── DATA SHOWN ──
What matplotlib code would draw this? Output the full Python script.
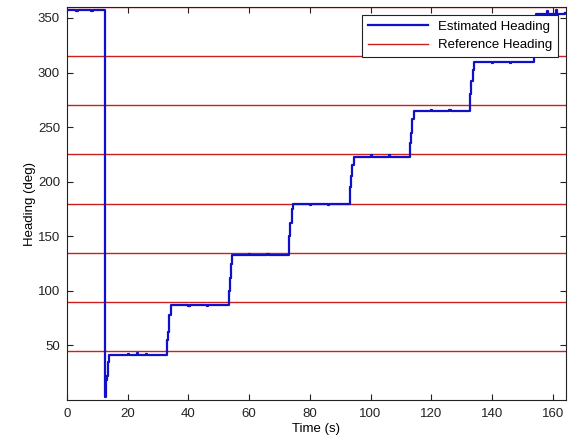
import matplotlib
matplotlib.use("Agg")
import matplotlib.pyplot as plt

plt.rcParams['font.family'] = ['Liberation Sans', 'DejaVu Sans']

# Estimated heading samples (time in s, heading in deg), held between samples
time_s = [0.0, 3.0, 3.5, 8.0, 8.5, 12.5, 12.55, 12.8, 13.0, 13.3, 13.6, 14.0,
          20.0, 20.5, 23.0, 23.4, 26.0, 26.4, 32.6, 33.0, 33.3, 33.7, 34.2,
          40.0, 40.4, 46.0, 46.4, 53.0, 53.3, 53.6, 54.0, 54.4,
          60.0, 60.4, 66.0, 66.4, 73.0, 73.3, 73.6, 74.0, 74.4,
          80.0, 80.4, 86.0, 86.4, 93.0, 93.3, 93.6, 94.0, 94.4,
          100.0, 100.4, 106.0, 106.4, 112.8, 113.1, 113.4, 113.8, 114.2,
          120.0, 120.4, 126.0, 126.4, 132.6, 132.9, 133.2, 133.6, 134.0,
          140.0, 140.4, 146.0, 146.4, 153.5, 153.8, 154.1, 154.5,
          158.0, 158.4, 161.0, 161.4, 164.0]
heading_deg = [357, 356, 357, 356, 357, 357, 3, 10, 18, 22, 35, 41,
               42, 41, 43, 41, 42, 41, 41, 55, 62, 78, 87,
               86, 87, 86, 87, 87, 100, 112, 125, 133,
               134, 133, 134, 133, 133, 150, 162, 175, 180,
               179, 180, 179, 180, 180, 195, 205, 215, 223,
               224, 223, 224, 223, 223, 235, 245, 257, 265,
               266, 265, 266, 265, 265, 280, 292, 302, 310,
               309, 310, 309, 310, 310, 325, 340, 354,
               356, 354, 357, 354, 355]

# Reference headings every 45 deg
reference_deg = [45, 90, 135, 180, 225, 270, 315, 360]

x_ticks = [0, 20, 40, 60, 80, 100, 120, 140, 160]
y_ticks = [50, 100, 150, 200, 250, 300, 350]

fig = plt.figure(figsize=(5.72, 4.41), dpi=100)
ax = fig.add_axes([0.117, 0.093, 0.872, 0.891])

ax.plot(time_s, heading_deg, drawstyle='steps-post', color='#1010c8',
        lw=1.6, label='Estimated Heading', zorder=3)
for i, r in enumerate(reference_deg):
    ax.axhline(r, color='#cc2020', lw=1.0,
               label='Reference Heading' if i == 0 else None, zorder=2)

ax.set_xlim(0, 164.3)
ax.set_ylim(0, 360)
ax.set_xticks(x_ticks)
ax.set_yticks(y_ticks)
ax.tick_params(direction='in', top=True, right=True, length=4, labelsize=9.5,
               colors='#222222')
ax.tick_params(axis='x', pad=6)
ax.tick_params(axis='y', pad=5)
for s in ax.spines.values():
    s.set_color('#222222')
ax.set_xlabel('Time (s)', fontsize=9.5, labelpad=2)
ax.set_ylabel('Heading (deg)', fontsize=9.5, labelpad=1)

leg = ax.legend(loc='upper right', fontsize=9.5, fancybox=False, framealpha=1,
                edgecolor='#222222', handlelength=4.5, borderaxespad=0.3,
                bbox_to_anchor=(0.993, 0.99), labelspacing=0.45,
                borderpad=0.45)
leg.get_frame().set_linewidth(0.8)

fig.savefig('out.png', dpi=100)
───
--- PROBLEM REQUIREMENTS ---
Write out the whole listing exactly, and drop the pictures.

--- RESULT ---
What matplotlib code would draw this? Output the full Python script.
import matplotlib
matplotlib.use("Agg")
import matplotlib.pyplot as plt

plt.rcParams['font.family'] = ['Liberation Sans', 'DejaVu Sans']

# Estimated heading samples (time in s, heading in deg), held between samples
time_s = [0.0, 3.0, 3.5, 8.0, 8.5, 12.5, 12.55, 12.8, 13.0, 13.3, 13.6, 14.0,
          20.0, 20.5, 23.0, 23.4, 26.0, 26.4, 32.6, 33.0, 33.3, 33.7, 34.2,
          40.0, 40.4, 46.0, 46.4, 53.0, 53.3, 53.6, 54.0, 54.4,
          60.0, 60.4, 66.0, 66.4, 73.0, 73.3, 73.6, 74.0, 74.4,
          80.0, 80.4, 86.0, 86.4, 93.0, 93.3, 93.6, 94.0, 94.4,
          100.0, 100.4, 106.0, 106.4, 112.8, 113.1, 113.4, 113.8, 114.2,
          120.0, 120.4, 126.0, 126.4, 132.6, 132.9, 133.2, 133.6, 134.0,
          140.0, 140.4, 146.0, 146.4, 153.5, 153.8, 154.1, 154.5,
          158.0, 158.4, 161.0, 161.4, 164.0]
heading_deg = [357, 356, 357, 356, 357, 357, 3, 10, 18, 22, 35, 41,
               42, 41, 43, 41, 42, 41, 41, 55, 62, 78, 87,
               86, 87, 86, 87, 87, 100, 112, 125, 133,
               134, 133, 134, 133, 133, 150, 162, 175, 180,
               179, 180, 179, 180, 180, 195, 205, 215, 223,
               224, 223, 224, 223, 223, 235, 245, 257, 265,
               266, 265, 266, 265, 265, 280, 292, 302, 310,
               309, 310, 309, 310, 310, 325, 340, 354,
               356, 354, 357, 354, 355]

# Reference headings every 45 deg
reference_deg = [45, 90, 135, 180, 225, 270, 315, 360]

x_ticks = [0, 20, 40, 60, 80, 100, 120, 140, 160]
y_ticks = [50, 100, 150, 200, 250, 300, 350]

fig = plt.figure(figsize=(5.72, 4.41), dpi=100)
ax = fig.add_axes([0.117, 0.093, 0.872, 0.891])

ax.plot(time_s, heading_deg, drawstyle='steps-post', color='#1010c8',
        lw=1.6, label='Estimated Heading', zorder=3)
for i, r in enumerate(reference_deg):
    ax.axhline(r, color='#cc2020', lw=1.0,
               label='Reference Heading' if i == 0 else None, zorder=2)

ax.set_xlim(0, 164.3)
ax.set_ylim(0, 360)
ax.set_xticks(x_ticks)
ax.set_yticks(y_ticks)
ax.tick_params(direction='in', top=True, right=True, length=4, labelsize=9.5,
               colors='#222222')
ax.tick_params(axis='x', pad=6)
ax.tick_params(axis='y', pad=5)
for s in ax.spines.values():
    s.set_color('#222222')
ax.set_xlabel('Time (s)', fontsize=9.5, labelpad=2)
ax.set_ylabel('Heading (deg)', fontsize=9.5, labelpad=1)

leg = ax.legend(loc='upper right', fontsize=9.5, fancybox=False, framealpha=1,
                edgecolor='#222222', handlelength=4.5, borderaxespad=0.3,
                bbox_to_anchor=(0.993, 0.99), labelspacing=0.45,
                borderpad=0.45)
leg.get_frame().set_linewidth(0.8)

fig.savefig('out.png', dpi=100)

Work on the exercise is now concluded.